*TASK TO COMPLETE:* Only the lines from the beginning of the entries through the one with "radius=302pt, y radius=270pt];" should be written out, please, exactly and without any pictures.

◇ ◇ ◇ ◇ ◇ ◇ ◇

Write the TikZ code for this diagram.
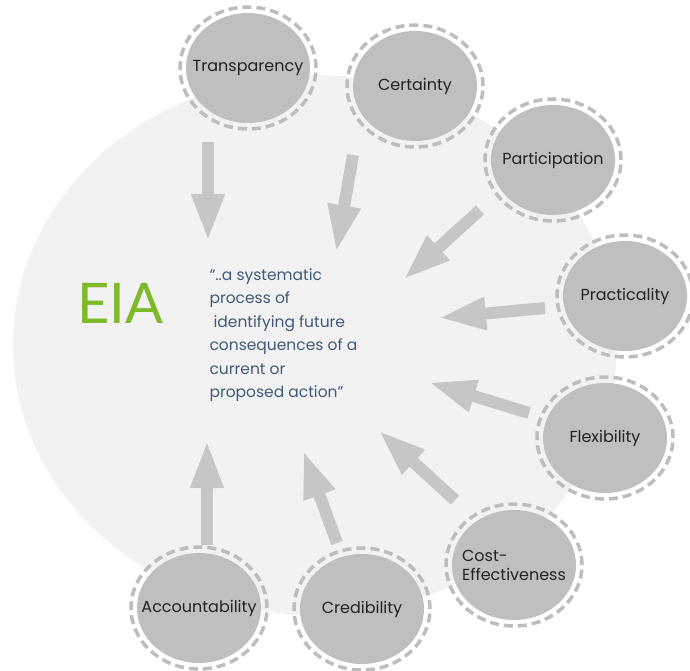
\documentclass[tikz,border=0pt]{standalone}
\usepackage{fontspec}
\setmainfont{Poppins}
\newfontfamily\eiafont{Lato}
\usepackage{xcolor}
\usetikzlibrary{shapes,arrows.meta,positioning}

\definecolor{backfill}{HTML}{F2F2F2}
\definecolor{bubblegray}{HTML}{BFBFBF}
\definecolor{ringgray}{HTML}{BDBDBD}
\definecolor{arrowgray}{HTML}{C6C6C6}
\definecolor{eiagreen}{HTML}{7DB928}
\definecolor{quoteblue}{HTML}{41597A}
\definecolor{labeltext}{HTML}{222222}

\begin{document}
\begin{tikzpicture}[
    x=1pt, y=-1pt,
    bubble/.style={ellipse, fill=bubblegray, minimum width=124pt, minimum height=110pt, inner xsep=-25pt, inner ysep=0pt, align=left, text=labeltext, font=\fontsize{16}{19}\selectfont},
    ring/.style={draw=ringgray, line width=3.5pt, dash pattern=on 9pt off 5pt},
    push/.style={draw=arrowgray, line width=12pt, -{Triangle[width=30pt,length=48pt]}}
]
    \useasboundingbox (0,0) rectangle (690,671);
    \fill[backfill] (315,345) ellipse [x radius=302pt, y radius=270pt];

    \node [bubble] (tr) at (248,68) {Transparency};
    \node [bubble] (ce) at (415,86) {Certainty};
    \node [bubble] (pa) at (553,160) {Participation};
    \node [bubble] (pr) at (625,296) {Practicality};
    \node [bubble] (fl) at (605,438) {Flexibility};
    \node [bubble] (co) at (514,565) {Cost-\\Effectiveness};
    \node [bubble] (cr) at (362,609) {Credibility};
    \node [bubble] (ac) at (199,608) {Accountability};
    \foreach \n in {tr,ce,pa,pr,fl,co,cr,ac}
        \draw [ring] (\n) ellipse [x radius=68pt, y radius=61pt];

    \node [text=eiagreen, font=\eiafont\fontsize{56}{60}\selectfont] (eia) at (120,303) {EIA};
    \node [anchor=north west, align=left, text=quoteblue, font=\fontsize{15.5}{23.5}\selectfont] (quote) at (206,265)
        {``..a systematic\\process of\\ \ identifying future\\consequences of a\\current or\\proposed action''};

    % Pushes toward the definition
    \coordinate (tr-a) at (208,142); \coordinate (tr-b) at (208,242);
    \coordinate (ce-a) at (353,155); \coordinate (ce-b) at (336,253);
    \coordinate (pa-a) at (480,210); \coordinate (pa-b) at (403,280);
    \coordinate (pr-a) at (545,308); \coordinate (pr-b) at (438,318);
    \coordinate (fl-a) at (529,413); \coordinate (fl-b) at (428,382);
    \coordinate (co-a) at (455,500); \coordinate (co-b) at (378,430);
    \coordinate (cr-a) at (337,543); \coordinate (cr-b) at (303,450);
    \coordinate (ac-a) at (207,545); \coordinate (ac-b) at (207,440);
    \foreach \n in {tr,ce,pa,pr,fl,co,cr,ac}
        \draw [push] (\n-a) -- (\n-b);

\end{tikzpicture}
\end{document}
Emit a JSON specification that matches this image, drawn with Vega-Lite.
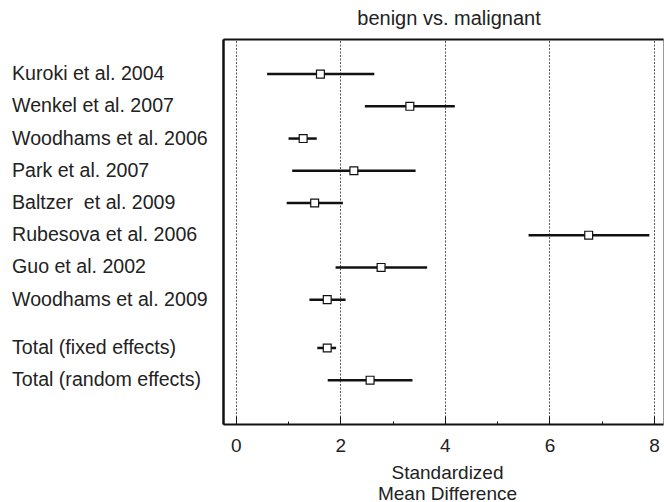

◇ ◇ ◇ ◇ ◇ ◇ ◇

*EXERCISE ANSWER:*
Write the TikZ code for this diagram.
\documentclass[tikz,border=0pt]{standalone}
\usepackage{fontspec}
\setmainfont{Poppins}
\newfontfamily\eiafont{Lato}
\usepackage{xcolor}
\usetikzlibrary{shapes,arrows.meta,positioning}

\definecolor{backfill}{HTML}{F2F2F2}
\definecolor{bubblegray}{HTML}{BFBFBF}
\definecolor{ringgray}{HTML}{BDBDBD}
\definecolor{arrowgray}{HTML}{C6C6C6}
\definecolor{eiagreen}{HTML}{7DB928}
\definecolor{quoteblue}{HTML}{41597A}
\definecolor{labeltext}{HTML}{222222}

\begin{document}
\begin{tikzpicture}[
    x=1pt, y=-1pt,
    bubble/.style={ellipse, fill=bubblegray, minimum width=124pt, minimum height=110pt, inner xsep=-25pt, inner ysep=0pt, align=left, text=labeltext, font=\fontsize{16}{19}\selectfont},
    ring/.style={draw=ringgray, line width=3.5pt, dash pattern=on 9pt off 5pt},
    push/.style={draw=arrowgray, line width=12pt, -{Triangle[width=30pt,length=48pt]}}
]
    \useasboundingbox (0,0) rectangle (690,671);
    \fill[backfill] (315,345) ellipse [x radius=302pt, y radius=270pt];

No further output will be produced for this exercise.